To be done:
From the listing below, return each line that includes "image".

Input rows:
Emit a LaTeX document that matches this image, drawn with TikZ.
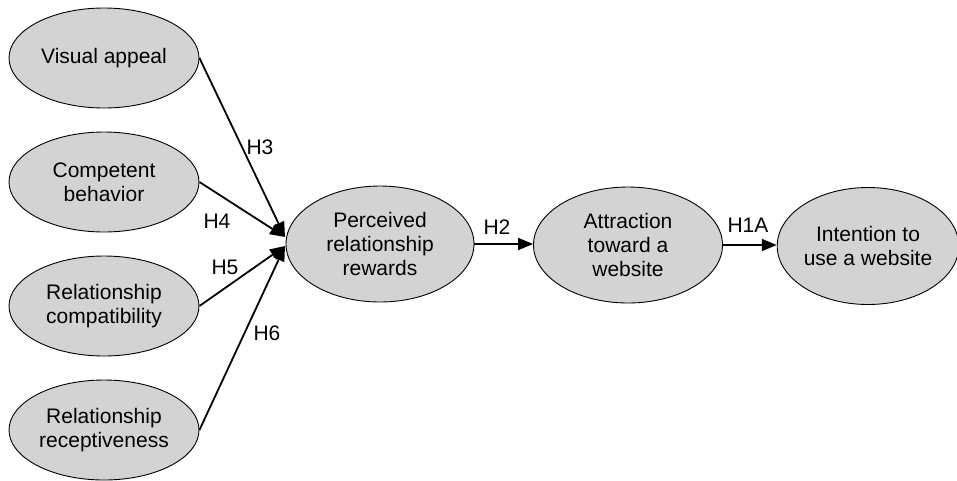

--

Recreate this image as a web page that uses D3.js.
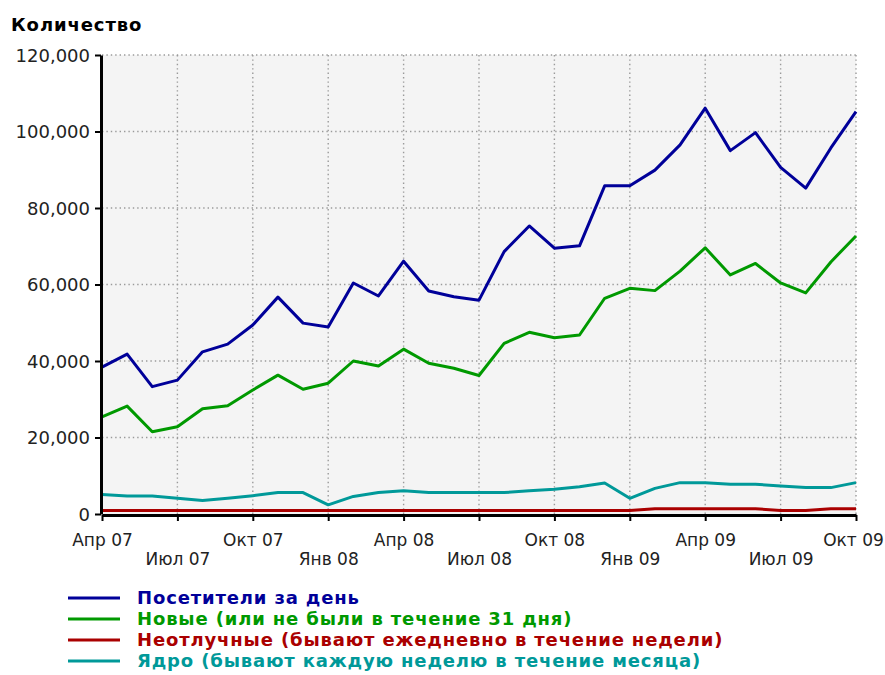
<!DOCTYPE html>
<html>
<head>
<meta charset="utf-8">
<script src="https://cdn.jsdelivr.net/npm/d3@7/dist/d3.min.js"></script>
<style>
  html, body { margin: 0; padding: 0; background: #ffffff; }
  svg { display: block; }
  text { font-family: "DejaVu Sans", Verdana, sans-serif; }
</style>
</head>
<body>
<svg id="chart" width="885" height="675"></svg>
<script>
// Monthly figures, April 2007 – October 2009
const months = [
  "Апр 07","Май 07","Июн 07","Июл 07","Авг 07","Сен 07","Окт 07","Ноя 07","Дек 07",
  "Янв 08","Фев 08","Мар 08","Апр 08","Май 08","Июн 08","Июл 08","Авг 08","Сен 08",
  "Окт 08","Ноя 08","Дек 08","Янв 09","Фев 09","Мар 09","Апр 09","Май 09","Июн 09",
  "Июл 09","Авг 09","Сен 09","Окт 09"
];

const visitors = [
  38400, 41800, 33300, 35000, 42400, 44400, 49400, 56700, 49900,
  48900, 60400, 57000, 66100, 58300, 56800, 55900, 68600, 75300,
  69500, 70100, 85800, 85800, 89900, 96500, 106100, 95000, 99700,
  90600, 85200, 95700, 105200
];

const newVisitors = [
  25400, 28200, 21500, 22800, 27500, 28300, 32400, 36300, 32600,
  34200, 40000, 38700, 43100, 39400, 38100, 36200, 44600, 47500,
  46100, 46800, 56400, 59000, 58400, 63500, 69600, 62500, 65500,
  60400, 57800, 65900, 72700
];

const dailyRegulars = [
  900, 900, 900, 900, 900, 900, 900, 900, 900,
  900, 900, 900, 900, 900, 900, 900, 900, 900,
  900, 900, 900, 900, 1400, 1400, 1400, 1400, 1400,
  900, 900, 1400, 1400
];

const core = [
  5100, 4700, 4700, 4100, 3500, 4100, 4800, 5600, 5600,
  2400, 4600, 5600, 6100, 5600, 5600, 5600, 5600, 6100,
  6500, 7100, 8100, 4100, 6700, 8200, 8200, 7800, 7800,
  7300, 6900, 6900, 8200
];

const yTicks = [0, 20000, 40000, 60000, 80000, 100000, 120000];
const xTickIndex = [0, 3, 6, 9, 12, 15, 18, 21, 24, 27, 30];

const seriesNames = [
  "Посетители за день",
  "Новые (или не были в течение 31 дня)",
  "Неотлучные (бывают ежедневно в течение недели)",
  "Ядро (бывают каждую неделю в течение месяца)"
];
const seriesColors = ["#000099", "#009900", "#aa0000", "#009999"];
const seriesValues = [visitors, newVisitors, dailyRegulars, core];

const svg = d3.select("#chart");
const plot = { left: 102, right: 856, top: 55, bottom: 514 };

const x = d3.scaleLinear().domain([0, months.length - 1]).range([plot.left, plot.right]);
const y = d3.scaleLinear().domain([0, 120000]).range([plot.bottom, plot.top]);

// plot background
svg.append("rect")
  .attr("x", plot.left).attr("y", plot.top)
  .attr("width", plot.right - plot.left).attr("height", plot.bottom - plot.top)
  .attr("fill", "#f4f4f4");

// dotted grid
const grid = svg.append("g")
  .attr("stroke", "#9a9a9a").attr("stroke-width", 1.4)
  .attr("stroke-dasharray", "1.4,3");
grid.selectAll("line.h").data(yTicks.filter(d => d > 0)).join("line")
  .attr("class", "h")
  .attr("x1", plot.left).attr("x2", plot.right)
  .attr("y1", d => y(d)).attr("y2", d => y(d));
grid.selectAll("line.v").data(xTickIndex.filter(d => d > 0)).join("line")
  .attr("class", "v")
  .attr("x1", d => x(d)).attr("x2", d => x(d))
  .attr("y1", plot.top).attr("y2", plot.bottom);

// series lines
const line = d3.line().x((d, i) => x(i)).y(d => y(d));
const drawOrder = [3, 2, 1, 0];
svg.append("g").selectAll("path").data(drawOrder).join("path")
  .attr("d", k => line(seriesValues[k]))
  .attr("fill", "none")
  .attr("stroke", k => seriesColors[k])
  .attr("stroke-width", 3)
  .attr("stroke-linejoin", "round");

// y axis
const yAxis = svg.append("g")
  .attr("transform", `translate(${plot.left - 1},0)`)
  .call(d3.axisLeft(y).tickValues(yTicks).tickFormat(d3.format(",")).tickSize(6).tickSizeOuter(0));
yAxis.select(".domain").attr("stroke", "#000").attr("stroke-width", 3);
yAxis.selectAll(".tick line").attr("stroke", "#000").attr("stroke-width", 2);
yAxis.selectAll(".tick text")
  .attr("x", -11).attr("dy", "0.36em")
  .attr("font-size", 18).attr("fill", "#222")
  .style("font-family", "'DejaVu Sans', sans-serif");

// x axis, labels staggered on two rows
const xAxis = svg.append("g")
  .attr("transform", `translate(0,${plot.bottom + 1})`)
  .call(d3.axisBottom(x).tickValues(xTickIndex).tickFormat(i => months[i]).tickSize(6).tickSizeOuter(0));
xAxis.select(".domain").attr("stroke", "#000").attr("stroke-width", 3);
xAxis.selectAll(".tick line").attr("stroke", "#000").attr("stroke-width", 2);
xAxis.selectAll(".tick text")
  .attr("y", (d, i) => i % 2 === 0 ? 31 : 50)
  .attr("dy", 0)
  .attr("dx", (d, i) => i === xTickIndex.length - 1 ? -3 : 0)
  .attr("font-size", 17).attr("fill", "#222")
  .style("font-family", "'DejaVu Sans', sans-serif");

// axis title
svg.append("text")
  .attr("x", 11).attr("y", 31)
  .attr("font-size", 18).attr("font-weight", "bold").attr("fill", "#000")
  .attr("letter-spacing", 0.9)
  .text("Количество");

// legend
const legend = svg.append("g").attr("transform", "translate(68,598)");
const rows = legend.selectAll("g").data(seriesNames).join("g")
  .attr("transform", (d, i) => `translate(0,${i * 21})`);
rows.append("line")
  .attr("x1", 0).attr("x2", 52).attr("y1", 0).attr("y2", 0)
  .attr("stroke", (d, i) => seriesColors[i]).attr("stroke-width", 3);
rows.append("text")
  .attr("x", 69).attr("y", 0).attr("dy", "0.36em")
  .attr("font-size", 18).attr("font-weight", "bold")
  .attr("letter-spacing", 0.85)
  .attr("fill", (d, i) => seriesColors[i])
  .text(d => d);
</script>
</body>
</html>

Reply to the exercise:
Emit a LaTeX document that matches this image, drawn with TikZ.
Recreate this image as a web page that uses D3.js.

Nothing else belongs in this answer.